We do a disservice to ourselves and to the next generation when we claim that everyone lives under identical rules and restrictions.
I got asked a lot of questions over winter break.
Some were fun, like “Are you really still sleeping?” and “Do you want to go see a 3-hour play about Lyndon B. Johnson and the Civil Rights Act of 1964?” (I was, and I did). Most were variations on the expected—nay, dreaded—“So, what are your plans after graduation?” (Cue hysterical laughter.) The most intriguing question, though, was posed by a friend of my mother’s who came over one night for lasagna. “What’s the one thing my generation has screwed up the most for you guys?” she asked.
Oh man.
Real life looms large these days, and it would be wonderfully liberating—and so easy—to scapegoat adults for a whole host of national issues (if the LBJ bit didn’t clue you in to my political leanings, let me wipe away the last traces of doubt): the restriction of safe access to abortion services, the War on Drugs, egregious and increasing wealth disparities, militarized police, low standards and low funding for public education, FOX News. And that’s without even touching foreign policy.
As hard as it is to pick one social ill more terrible than all the others, it’s even harder to neatly divvy up the decades and place blame squarely on one generation. How many problems are so new that they’re utterly detached from the attitudes and actions of 20, 50, 100 years ago? Any at all? I doubt it.
So I stand by the answer I gave that night: We young’uns face the same disservice done by every generation to those who follow, which is simply the expectation that the world works the same way now as it did then.
I was thinking narrowly at the time, about livelihood and success and my own future. (Should I add that the aforementioned hysterical laughter is just the soundtrack to a miasma of helplessness and near-panic?) Millennials are generally supposed to mimic our parents’ paths, but the costs and benefits of what used to make a meaningful life—college, career, family, car, picket fence—have changed. We’re supposed to save money, read the news, think, vote, but we have lost confidence in banks, newspapers, intellectuals, our government. The world is different, and you guys just don’t get it. (Please feel free to read that last sentence with as whiny a tone as you like.)
That’s what I meant then. But the past few weeks, if not months, have driven home the fact that holding static expectations and moving through life as if there’s only one reality isn’t just a generational problem. The Charlie Hebdo attacks were rooted in several individuals’ inability to tolerate a world where their faith could be openly mocked. Germany’s new right wing, anti-immigration, anti-Islam group, PEGIDA, is pushing back against a changing definition of “German.” That laundry list of issues from a few paragraphs back? Each can be traced back to a failure or unwillingness to understand how someone else’s reality diverges from one’s own.

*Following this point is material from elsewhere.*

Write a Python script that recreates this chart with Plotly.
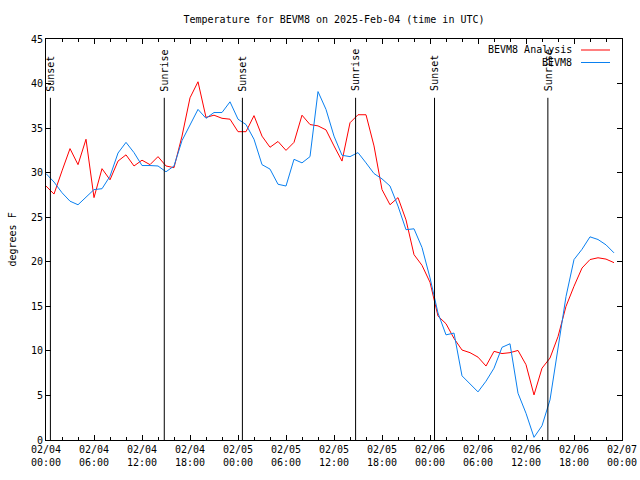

These days, it takes concerted, ridiculous effort to interact only with the likeminded, but people everywhere still have trouble coexisting and cooperating. And when we disagree, do we then seek to destroy? To assimilate? Do we ignore that which seems alien and distasteful? Or do we strive to understand?
It’s worth pondering these questions now, soon after the day designated to celebrate Martin Luther King, Jr. He worked to call attention to difference—but he wanted equality, not homogeneity, and this country still struggles between those two attitudes toward diversity. The marches and protests that began with Ferguson and Staten Island and Cleveland as their focal points are born out of anger at injustice, but they also address the fact that, in many ways, the world does not work the same way for everyone. Black America does not have the same rules as white America. Educated America is not the same as uneducated America. Poor, rich; straight, gay; the dichotomies go on. We do a disservice to ourselves and to the next generation when we claim that everyone lives under identical rules and restrictions; but we err just as egregiously by saying that the only way to be fair is for everyone to be the same.
Even though I’m hard-pressed to think of any other time when the world was friendlier toward diversity, we still have a long way to go. So perhaps the older generation’s failure is not what they “screwed up,” but what they were unable to accomplish: a recognition of difference, and the ability to live with it on equal terms.
What’s the solution? I only wish I knew. But having these conversations can only help; and the lasagna doesn’t hurt, either. (I’ll keep my peace—for now—on the instructive value of LBJ.)